Metal Finishing Wastewater
Metal stocks from steel mills are coated with oils to protect the bare metal from corrosion or discoloration during handling, storage and shipping. During fabrication processes, coolants and lubricants are also applied to the metal working surface. Therefore, degreasing, which serves to remove mill oils, metal working fluids, and any other shop soils from the steel surface, is a necessary process to prepare for finishing in metal fabrication facilities. Degreasing is usually accomplished using nonionic surfactants in a heated and air-agitated bath. The surfactants surround the oil and dirt particles and form a stable emulsion that clean the parts and prevent the oil and dirt from redepositing on the metal surfaces.
For metal works that require painting, a pretreatment process is usually applied. Phosphating is a common type of pre-paint coating process used to simultaneously provide corrosion resistance and enhance paint adhesion to a metal surface. In many cases, a combined solution, such as a combination of Iron Phosphate and surfactant, is used for a cleaner/coater bath.

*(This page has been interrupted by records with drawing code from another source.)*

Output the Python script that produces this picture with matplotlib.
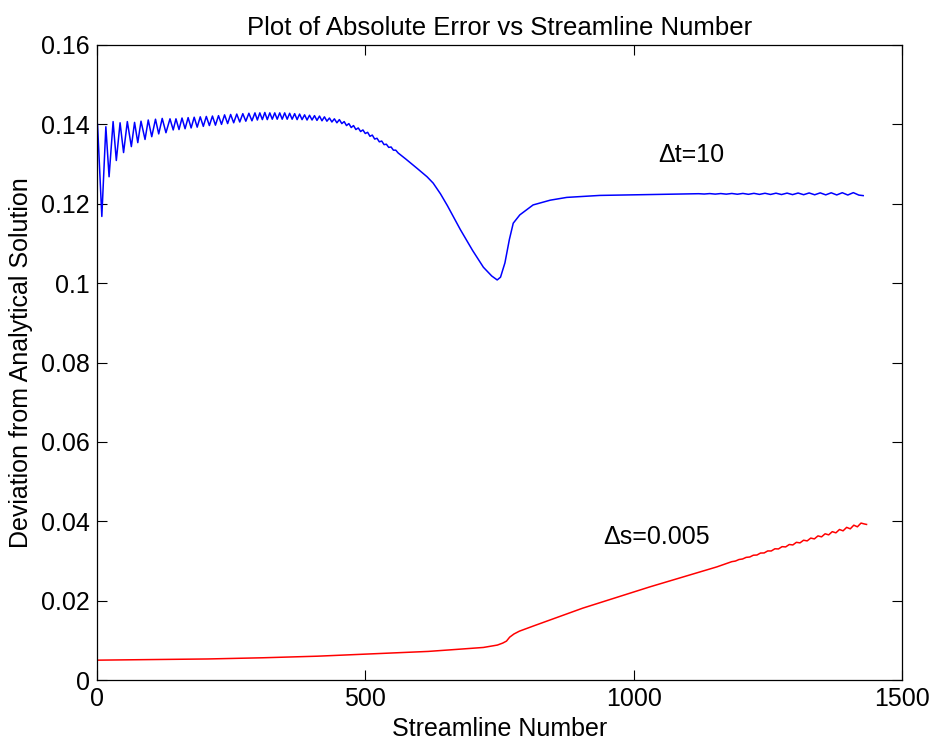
import matplotlib
matplotlib.use("Agg")
import matplotlib.pyplot as plt

# ---- data ----
blue_x = [1, 9, 16.5, 22.5, 30, 36, 43, 49.5, 56.5, 64, 70, 76, 82, 89.5, 95.5, 102, 109, 115, 121.5, 128.5,
          136, 142,
          147.1, 152.8, 158.4, 164.1, 169.8, 175.4, 181.1, 186.7, 192.4, 198.1, 203.7, 209.4, 215.1, 220.7,
          226.4, 232.0, 237.7, 243.4, 249.0, 254.7, 260.4, 266.0, 271.7, 277.3, 283.0, 288.7, 294.3,
          298.8, 303.4, 308.1, 312.7, 317.3, 322.0, 326.6, 331.2, 335.8, 340.5, 345.1, 349.7, 354.4, 359.0,
          363.6, 368.3, 372.9, 377.5, 382.1, 386.8, 391.4, 396.0, 400.7, 405.3, 409.9, 414.6, 419.2, 423.8,
          428.4, 433.1, 437.7, 442.3, 447.0, 451.6,
          456.2, 460.6, 464.9, 469.3, 473.7, 478.0, 482.4, 486.8, 491.2, 495.5, 499.9, 504.3, 508.6, 513.0,
          517.4, 521.7, 526.1, 530.5, 534.9, 539.2, 543.6, 548.0, 552.3, 556.7, 561.1,
          576, 596.6, 615, 626.4, 640, 653, 665, 677, 700, 720, 735.5, 745.7, 751.9, 760.1, 768.4, 775.6,
          787.9, 812.6, 844.5, 875.3, 937.1, 1062.5,
          1121.2, 1131.5, 1141.8, 1152.1, 1162.3, 1172.6, 1182.9, 1193.2, 1203.5, 1213.8, 1224.1, 1234.4,
          1244.7, 1255.0, 1265.2, 1275.5, 1285.8, 1296.1, 1306.4, 1316.7, 1327.0, 1337.3, 1347.6, 1357.9,
          1368.1, 1378.4, 1388.7, 1399.0, 1409.3, 1419.6, 1427.7]
blue_y = [0.1400, 0.1168, 0.1394, 0.1268, 0.1407, 0.1309, 0.1404, 0.1329, 0.1407, 0.1344, 0.1405, 0.1354,
          0.1408, 0.1362, 0.1411, 0.1369, 0.1413, 0.1376, 0.1415, 0.1379, 0.1414, 0.1386,
          0.1414, 0.1387, 0.1416, 0.1389, 0.1417, 0.1391, 0.1418, 0.1393, 0.1419, 0.1395, 0.1420, 0.1397,
          0.1421, 0.1398, 0.1422, 0.1400, 0.1424, 0.1402, 0.1425, 0.1404, 0.1426, 0.1406, 0.1427, 0.1408,
          0.1428, 0.1409, 0.1429,
          0.1411, 0.1429, 0.1412, 0.1430, 0.1412, 0.1429, 0.1413, 0.1429, 0.1413, 0.1429, 0.1413, 0.1429,
          0.1413, 0.1428, 0.1413, 0.1427, 0.1412, 0.1426, 0.1412, 0.1424, 0.1411, 0.1423, 0.1411, 0.1422,
          0.1410, 0.1421, 0.1409, 0.1419, 0.1408, 0.1416, 0.1406, 0.1414, 0.1404, 0.1412,
          0.1402, 0.1407, 0.1397, 0.1402, 0.1392, 0.1397, 0.1387, 0.1391, 0.1382, 0.1386, 0.1377, 0.1380,
          0.1370, 0.1373, 0.1363, 0.1365, 0.1356, 0.1358, 0.1349, 0.1350, 0.1342, 0.1343, 0.1335, 0.1335,
          0.1328,
          0.1312, 0.1289, 0.1268, 0.1252, 0.1225, 0.1195, 0.1165, 0.1135, 0.1082, 0.1040, 0.1018, 0.1008,
          0.1015, 0.1051, 0.1110, 0.1151, 0.1172, 0.1197, 0.1209, 0.1216, 0.1221, 0.1224,
          0.12253, 0.12245, 0.12256, 0.12243, 0.12257, 0.12242, 0.12259, 0.12240, 0.12260, 0.12238,
          0.12262, 0.12236, 0.12264, 0.12234, 0.12266, 0.12232, 0.12268, 0.12230, 0.12270, 0.12228,
          0.12272, 0.12226, 0.12274, 0.12224, 0.12276, 0.12222, 0.12278, 0.12220, 0.12280, 0.12218,
          0.12205]

red_x = [1, 103, 206, 309, 411, 514, 617, 669, 720, 746, 756, 763, 769, 777, 787, 813, 905, 1031, 1155,
         1182.9, 1189.6, 1196.3, 1202.9, 1209.6, 1216.3, 1223.0, 1229.7, 1236.4, 1243.1, 1249.8, 1256.4,
         1263.1, 1269.8, 1276.5, 1283.2, 1289.9, 1296.6, 1303.2, 1309.9, 1316.6, 1323.3, 1330.0, 1336.7,
         1343.4, 1350.1, 1356.7, 1363.4, 1370.1, 1376.8, 1383.5, 1390.2, 1396.9, 1403.6, 1410.2, 1416.9,
         1423.6, 1430.3, 1433.9]
red_y = [0.0050, 0.00515, 0.0053, 0.0056, 0.0060, 0.0066, 0.0072, 0.0077, 0.0082, 0.0088, 0.0093, 0.0098,
         0.0108, 0.0116, 0.0123, 0.0136, 0.0181, 0.0235, 0.0285,
         0.02982, 0.02997, 0.03036, 0.03049, 0.03090, 0.03099, 0.03144, 0.03149, 0.03199, 0.03201, 0.03252,
         0.03251, 0.03306, 0.03302, 0.03360, 0.03353, 0.03414, 0.03403, 0.03469, 0.03455, 0.03522, 0.03505,
         0.03576, 0.03555, 0.03631, 0.03607, 0.03684, 0.03657, 0.03738, 0.03708, 0.03792, 0.03759, 0.03846,
         0.03809, 0.03901, 0.03860, 0.03954, 0.03930, 0.03920]

x_ticks = [0, 500, 1000, 1500]
y_ticks = [0, 0.02, 0.04, 0.06, 0.08, 0.1, 0.12, 0.14, 0.16]
y_tick_labels = ["0", "0.02", "0.04", "0.06", "0.08", "0.1", "0.12", "0.14", "0.16"]
title = "Plot of Absolute Error vs Streamline Number"
x_label = "Streamline Number"
y_label = "Deviation from Analytical Solution"
label_dt = "\u0394t=10"
label_ds = "\u0394s=0.005"

# ---- drawing ----
plt.rcParams['font.family'] = ['Liberation Sans', 'DejaVu Sans']
fig = plt.figure(figsize=(9.41, 7.47), dpi=100)
ax = fig.add_axes([97/941, 1 - 680/747, (902 - 97)/941, (680 - 45)/747])

ax.plot(blue_x, blue_y, color='#0000FF', lw=1.1)
ax.plot(red_x, red_y, color='#FF0000', lw=1.1)

ax.set_xlim(0, 1500)
ax.set_ylim(0, 0.16)
ax.set_xticks(x_ticks)
ax.set_xticklabels([str(t) for t in x_ticks])
ax.set_yticks(y_ticks)
ax.set_yticklabels(y_tick_labels)
ax.tick_params(direction='in', length=7, width=0.8, top=True, right=True,
               labelsize=18, pad=5)
for s in ax.spines.values():
    s.set_linewidth(0.9)

ax.set_title(title, fontsize=18.5, pad=7)
ax.set_xlabel(x_label, fontsize=18, labelpad=4)
ax.set_ylabel(y_label, fontsize=18, labelpad=6)

ax.text(1107, 0.1323, label_dt, fontsize=18, ha='center', va='center')
ax.text(1043, 0.0360, label_ds, fontsize=18, ha='center', va='center')

fig.savefig("out.png", dpi=100)
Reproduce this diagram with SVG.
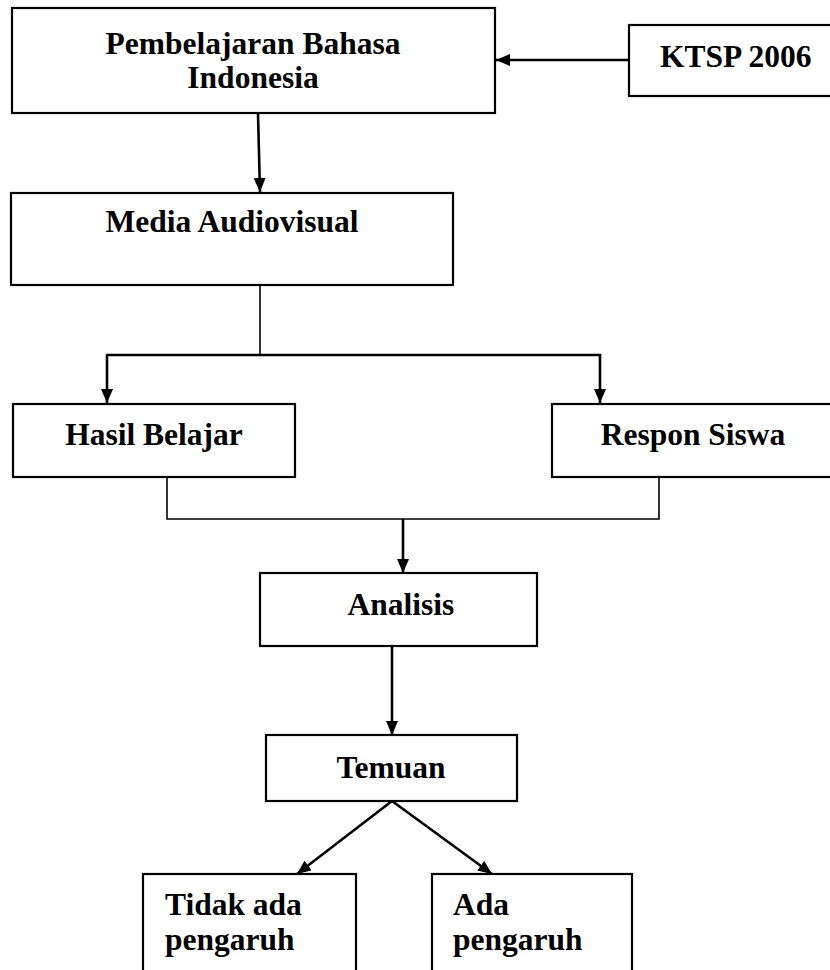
<svg xmlns="http://www.w3.org/2000/svg" width="830" height="970" viewBox="0 0 830 970">
<style>
.box{fill:#fff;stroke:#000;stroke-width:2.2}
.t{font-family:"Liberation Serif","Times New Roman",serif;font-weight:bold;font-size:31.5px;fill:#000}
.c{text-anchor:middle}
.ln{fill:none;stroke:#000;stroke-width:2.6}
.thin{fill:none;stroke:#000;stroke-width:1.6}
</style>
<defs>
<marker id="ah" viewBox="0 0 14 12" refX="14" refY="6" markerWidth="14" markerHeight="12" markerUnits="userSpaceOnUse" orient="auto">
<path d="M0,0 L14,6 L0,12 Z" fill="#000"/>
</marker>
</defs>
<rect width="830" height="970" fill="#fff"/>
<g id="connectors">
<line class="ln" x1="629" y1="60" x2="496" y2="60" marker-end="url(#ah)"/>
<line class="ln" x1="258" y1="114" x2="260" y2="192" marker-end="url(#ah)"/>
<polyline class="thin" points="260,285 260,355"/>
<polyline class="ln" points="107,355 600,355 600,403" stroke-width="2.2" marker-end="url(#ah)"/>
<line class="ln" x1="107" y1="354" x2="107" y2="403" stroke-width="2.2" marker-end="url(#ah)"/>
<polyline class="thin" points="167,477 167,519 659,519 659,477"/>
<line class="ln" x1="403" y1="519" x2="403" y2="573" marker-end="url(#ah)"/>
<line class="ln" x1="392" y1="646" x2="392" y2="735" marker-end="url(#ah)"/>
<line class="ln" x1="392" y1="801" x2="297" y2="874" marker-end="url(#ah)"/>
<line class="ln" x1="392" y1="801" x2="492" y2="874" marker-end="url(#ah)"/>
</g>
<g id="node-pembelajaran">
<rect class="box" x="12" y="8" width="483" height="105"/>
<text class="t c" x="253" y="54">Pembelajaran Bahasa</text>
<text class="t c" x="253" y="88">Indonesia</text>
</g>
<g id="node-ktsp">
<rect class="box" x="629" y="25" width="215" height="71"/>
<text class="t" x="660" y="67">KTSP 2006</text>
</g>
<g id="node-media">
<rect class="box" x="11" y="193" width="442" height="92"/>
<text class="t c" x="232" y="232">Media Audiovisual</text>
</g>
<g id="node-hasil">
<rect class="box" x="13" y="404" width="282" height="73"/>
<text class="t c" x="154" y="445">Hasil Belajar</text>
</g>
<g id="node-respon">
<rect class="box" x="552" y="404" width="290" height="73"/>
<text class="t c" x="693" y="445">Respon Siswa</text>
</g>
<g id="node-analisis">
<rect class="box" x="260" y="573" width="277" height="73"/>
<text class="t c" x="401" y="615">Analisis</text>
</g>
<g id="node-temuan">
<rect class="box" x="266" y="735" width="251" height="66"/>
<text class="t c" x="391" y="778">Temuan</text>
</g>
<g id="node-tidak">
<rect class="box" x="143" y="874" width="213" height="110"/>
<text class="t" x="165" y="915">Tidak ada</text>
<text class="t" x="165" y="950">pengaruh</text>
</g>
<g id="node-ada">
<rect class="box" x="432" y="874" width="200" height="110"/>
<text class="t" x="453" y="915">Ada</text>
<text class="t" x="453" y="950">pengaruh</text>
</g>
</svg>
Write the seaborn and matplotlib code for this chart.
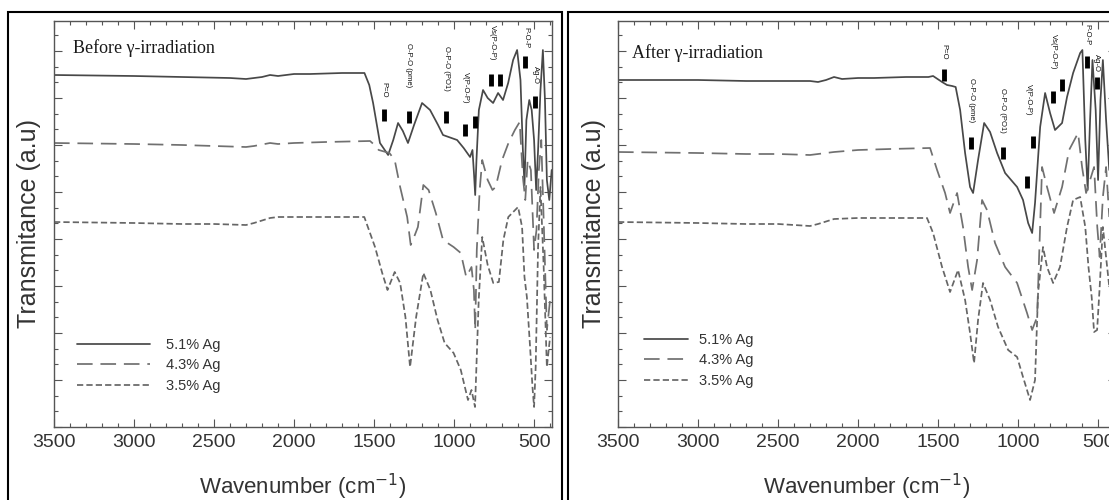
import matplotlib
matplotlib.use("Agg")
import matplotlib.pyplot as plt
from matplotlib.patches import Rectangle
from matplotlib.ticker import MultipleLocator
import pandas as pd
import seaborn as sns

SAMPLES = ["5.1% Ag", "4.3% Ag", "3.5% Ag"]
PANEL_TITLES = ["Before γ-irradiation", "After γ-irradiation"]

# ---- Before irradiation (transmittance in a.u.) ----
BEFORE_51_WN = [3500, 3000, 2700, 2400, 2300, 2250, 2200, 2150, 2100, 2000, 1900, 1700, 1560, 1530,
                1506, 1463, 1412, 1380, 1350, 1320, 1288, 1250, 1200, 1150, 1100, 1069, 981, 940,
                900, 885, 875, 868, 860, 845, 819, 790, 756, 725, 694, 662, 631, 606, 585, 570,
                560, 548, 530, 515, 500, 487, 475, 460, 445, 432, 420, 405, 390]
BEFORE_51_T = [352, 351, 350, 349, 348, 349, 350, 352, 351, 353, 353, 354, 354, 342,
               324, 284, 272, 287, 304, 296, 284, 302, 324, 317, 302, 292, 287, 279,
               270, 277, 252, 232, 267, 317, 337, 329, 324, 334, 327, 344, 367, 377, 347, 277,
               242, 307, 327, 317, 287, 237, 277, 337, 377, 327, 247, 227, 257]

BEFORE_43_WN = [3500, 3000, 2700, 2500, 2300, 2250, 2150, 2100, 2000, 1800, 1525, 1490, 1471, 1404,
                1371, 1337, 1293, 1271, 1250, 1226, 1192, 1159, 1114, 1069, 1003, 958, 924, 891,
                876, 868, 858, 840, 824, 790, 760, 740, 700, 660, 620, 590, 570, 555, 540, 520,
                500, 485, 470, 455, 440, 420, 400]
BEFORE_43_T = [284, 283, 282, 281, 280, 281, 284, 283, 284, 285, 286, 281, 277, 274,
               267, 240, 210, 182, 190, 200, 242, 237, 214, 187, 180, 174, 150, 160,
               137, 97, 177, 237, 267, 247, 237, 240, 267, 284, 297, 305, 250, 227, 267, 257,
               177, 197, 257, 287, 207, 97, 127]

BEFORE_35_WN = [3500, 3000, 2700, 2500, 2300, 2250, 2150, 2100, 1900, 1700, 1561, 1494, 1449, 1416,
                1371, 1337, 1304, 1275, 1237, 1192, 1148, 1103, 1059, 1003, 958, 913, 891, 869,
                846, 824, 790, 755, 720, 692, 661, 600, 575, 560, 545, 525, 510, 500, 490, 475,
                460, 440, 420, 400]
BEFORE_35_T = [205, 204, 203, 203, 202, 204, 209, 210, 210, 210, 210, 180, 154, 137,
               155, 144, 110, 60, 110, 154, 137, 107, 84, 74, 57, 27, 37, 20,
               127, 190, 162, 144, 145, 187, 210, 220, 200, 150, 130, 80, 40, 20, 60, 180,
               240, 160, 60, 90]

# ---- After irradiation ----
AFTER_51_WN = [3500, 3000, 2700, 2400, 2300, 2250, 2200, 2150, 2100, 2000, 1900, 1700, 1560, 1531,
               1475, 1444, 1412, 1390, 1362, 1331, 1300, 1281, 1250, 1212, 1175, 1131, 1081, 1006,
               969, 937, 912, 894, 862, 831, 800, 769, 725, 694, 656, 612, 598, 580, 565, 550,
               535, 515, 500, 485, 470, 450, 430]
AFTER_51_T = [347, 347, 346, 346, 346, 345, 347, 350, 348, 349, 349, 350, 350, 351,
              345, 342, 341, 340, 317, 274, 240, 234, 267, 304, 295, 274, 254, 240,
              227, 204, 194, 224, 300, 334, 314, 297, 304, 330, 354, 374, 377, 287, 237, 307,
              367, 317, 247, 327, 367, 307, 257]

AFTER_43_WN = [3500, 3000, 2700, 2500, 2300, 2250, 2150, 2000, 1800, 1550, 1506, 1456, 1425, 1381,
               1344, 1312, 1287, 1256, 1225, 1194, 1144, 1081, 1006, 944, 912, 881, 850, 819,
               775, 725, 681, 625, 600, 575, 550, 525, 505, 490, 470, 450, 430]
AFTER_43_T = [275, 274, 273, 273, 272, 273, 275, 277, 278, 279, 257, 234, 214, 234,
              200, 160, 137, 167, 227, 217, 184, 160, 144, 114, 97, 110, 260, 240,
              214, 240, 277, 294, 260, 234, 247, 260, 200, 170, 230, 260, 210]

AFTER_35_WN = [3500, 3000, 2700, 2500, 2300, 2250, 2150, 2000, 1800, 1569, 1531, 1475, 1425, 1375,
               1331, 1300, 1275, 1250, 1219, 1175, 1125, 1062, 1006, 969, 925, 894, 875, 844,
               819, 781, 738, 694, 656, 612, 580, 560, 540, 525, 506, 490, 470, 450, 430]
AFTER_35_T = [205, 204, 203, 203, 201, 203, 208, 209, 209, 209, 194, 160, 135, 157,
              127, 94, 64, 107, 144, 127, 100, 77, 70, 50, 27, 47, 134, 180,
              160, 144, 160, 200, 227, 230, 200, 160, 130, 95, 97, 140, 200, 170, 140]

# ---- band assignments: (label, text wn, text T, marker wns, marker Ts) ----
BEFORE_BANDS = [
    ("P=O", 1440, 337, [1437], [312]),
    ("O-P-O (pme)", 1285, 362, [1281], [310]),
    ("O-P-O (PO1)", 1050, 359, [1050], [310]),
    ("V(P-O-P)", 931, 339, [931, 869], [297, 305]),
    ("Vs(P-O-P)", 762, 384, [769, 712], [347, 347]),
    ("P-O-P", 553, 389, [556], [365]),
    ("Ag-O", 494, 352, [494], [325]),
]
AFTER_BANDS = [
    ("P=O", 1466, 375, [1462], [352]),
    ("O-P-O (pme)", 1294, 327, [1294], [284]),
    ("O-P-O (PO1)", 1100, 317, [1094], [274]),
    ("V(P-O-P)", 937, 327, [906, 944], [285, 245]),
    ("Vs(P-O-P)", 781, 375, [781, 725], [330, 342]),
    ("P-O-P", 569, 392, [569], [365]),
    ("Ag-O", 510, 364, [506], [344]),
]

PALETTE = {"5.1% Ag": "#484848", "4.3% Ag": "#707070", "3.5% Ag": "#666666"}
DASHES = {"5.1% Ag": "", "4.3% Ag": (9, 4.5), "3.5% Ag": (3.6, 1.8)}


def build_frame(series: list[tuple[list[int], list[int]]]) -> pd.DataFrame:
    parts = []
    for name, (wn, t) in zip(SAMPLES, series):
        parts.append(pd.DataFrame({"wavenumber": wn, "transmittance": t, "sample": name}))
    return pd.concat(parts, ignore_index=True)


def draw_panel(ax, df, title, bands, legend_xy, handle_len, text_pad, title_xy):
    sns.lineplot(
        data=df, x="wavenumber", y="transmittance", hue="sample", style="sample",
        palette=PALETTE, dashes=DASHES, estimator=None, sort=False, lw=1.25,
        legend=False, ax=ax,
    )
    ax.set_xlim(3500, 388)
    ax.set_ylim(0, 406)
    ax.xaxis.set_major_locator(MultipleLocator(500))
    ax.xaxis.set_minor_locator(MultipleLocator(100))
    ax.yaxis.set_major_locator(MultipleLocator(47))
    ax.yaxis.set_minor_locator(MultipleLocator(47 / 3))
    ax.tick_params(which="both", direction="in", top=True, right=True, color="#555555",
                   width=0.8, labelleft=False, labelsize=14, labelcolor="#333333", pad=5)
    ax.tick_params(which="major", length=6)
    ax.tick_params(which="minor", length=3)
    for sp in ax.spines.values():
        sp.set_color("#555555")
        sp.set_linewidth(1.0)
    ax.set_xlabel("Wavenumber (cm$^{-1}$)", fontsize=16, color="#333333", labelpad=15)
    ax.set_ylabel("Transmitance (a.u)", fontsize=18, color="#333333", labelpad=9)

    ax.text(title_xy[0], title_xy[1], title, transform=ax.transAxes, family="Liberation Serif",
            fontsize=13, color="#1a1a1a", va="center", ha="left")

    for label, tx, ty, mx, my in bands:
        ax.text(tx, ty, label, rotation=-90, fontsize=5.5, color="#111111", ha="center", va="center")
        ax.plot(mx, my, ls="none", marker="|", ms=8, mew=3.5, color="black")

    handles = ax.get_lines()[:3]
    ax.legend(handles, SAMPLES, loc="upper left", bbox_to_anchor=legend_xy, frameon=False,
              borderpad=0, borderaxespad=0, handlelength=handle_len, handletextpad=text_pad,
              labelspacing=0.45, fontsize=10.5, labelcolor="#333333")


sns.set_style("ticks")
plt.rcParams["font.family"] = ["Liberation Sans", "DejaVu Sans"]

fig = plt.figure(figsize=(11.09, 5), dpi=100)
W, H = 1109, 500
ax_left = fig.add_axes([54 / W, 1 - 427 / H, 498 / W, 406 / H])
ax_right = fig.add_axes([618 / W, 1 - 427 / H, 498 / W, 406 / H])

before = build_frame([(BEFORE_51_WN, BEFORE_51_T), (BEFORE_43_WN, BEFORE_43_T),
                      (BEFORE_35_WN, BEFORE_35_T)])
after = build_frame([(AFTER_51_WN, AFTER_51_T), (AFTER_43_WN, AFTER_43_T),
                     (AFTER_35_WN, AFTER_35_T)])

draw_panel(ax_left, before, PANEL_TITLES[0], BEFORE_BANDS, (0.046, 0.22), 5.0, 1.1, (0.038, 0.933))
draw_panel(ax_right, after, PANEL_TITLES[1], AFTER_BANDS, (0.052, 0.232), 3.0, 0.75, (0.028, 0.921))

# panel frames
for x0 in (8, 568):
    fig.add_artist(Rectangle((x0 / W, -0.02), 554 / W, 1 - 12 / H + 0.02, transform=fig.transFigure,
                             fill=False, edgecolor="black", linewidth=1.5))

fig.savefig("out.png", dpi=100)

Aqueous cleaners, as a form of surfactant or a combined solution, have been used to replace solvent–based degreasers through the last two decades. Although they are a safe and effective alternative to solvent degreasers, they create large amounts of wastewater that are high in oil and grease concentration and potentially RCRA hazardous. A typical aqueous bath usually lasts from two to four months, when the buildup of oil in the tank begins to sacrifice product quality. Hauling away and replacing the spent cleaner results in a significant operation cost that reduces the bottom line profit. Driven by economic factors and advocacy by the US EPA and similar agencies at the state level, wastewater management through ultrafiltration (UF) has proven to be the most cost-effective technology and has been implemented by many metal working facilities for Cleaner Recycling through the years.
Conventional filtration techniques rely on depth or screen filters to remove oil and dirt from a process solution. These filter media clog easily and their efficiency degrades over time. They have very limited service life or require frequent backwashing, which results in additional wastes. Membrane filtration is an advanced technique that takes advantage of thin film membranes and the shear force of cross-flow to achieve a more consistent process rate and a higher quality filtrate than conventional filtration. Ultrafiltration is one class of membrane filtration that uses membranes with pore diameters ranging from 0.01 to 0.1 micron (1 micron = 10-6 m). The ultrafiltration process works by producing two separate streams: concentrate (retentate) and permeate (filtrate). The permeate stream contains only the components in the feed solution small enough to pass through the membrane pores (water, solubilized ingredients). The concentrate stream contains everything else that is rejected by the membrane (emulsified oil and dirt). Highly emulsified oily wastewater is comprised of micron and submicron oil beads (most of the time coated by the surfactant) dispersed in water. Therefore, they can be effectively separated by UF.
To ensure long term effective service, the selection of a membrane to match a specific application is very important. Besides the selection of a pore size, other factors such as hydrophilicity, chemical compatibility, pH range, temperature range, clean ability, robustness, and cost are all important factors to be considered. There are many polymeric membranes available on the market. To name a few, a polyacrylonitrile (PAN) membrane is hydrophilic, which is usually preferred under aqueous environments to minimize fouling. A polyvinylidene difluoride (PVDF) is durable and has a wide operation range for pH and temperature. They all have their advantages and disadvantages. For each application, there is usually no best membrane but rather a most suitable membrane. Progress is constantly being made in membrane technology. There are new membranes with modified surface chemistry or engineered polymers that offer more benefits for many applications.
As a technology company, FSI has always maintained a portfolio of high quality membranes. Regardless of whether you are a new user or an experienced user looking for a UF system for your wastewater application, FSI will test your sample and come up with a system with the most suitable membrane for you. Often, it will pay off to replace systems that have been in operation for years, as they may no longer be commercially supported, or have been superseded by a more recent technology that is better suited for your specific application needs. For example, a ceramic membrane system was commonly used in the past to process alkaline cleaners from a hot bath because of high pH and high temperature (pH >12 @ 140°F). The ceramic membrane can be replaced by an engineered polymeric membrane today at less than half the cost. Additionally, the CAPEX and OPEX costs are significantly reduced due to a smaller horsepower pump being required in the system. This is because the modern polymeric membrane has a higher porosity and a thinner substrate resulting in a higher flux rate (permeate production rate per unit membrane area) and a lower energy consumption.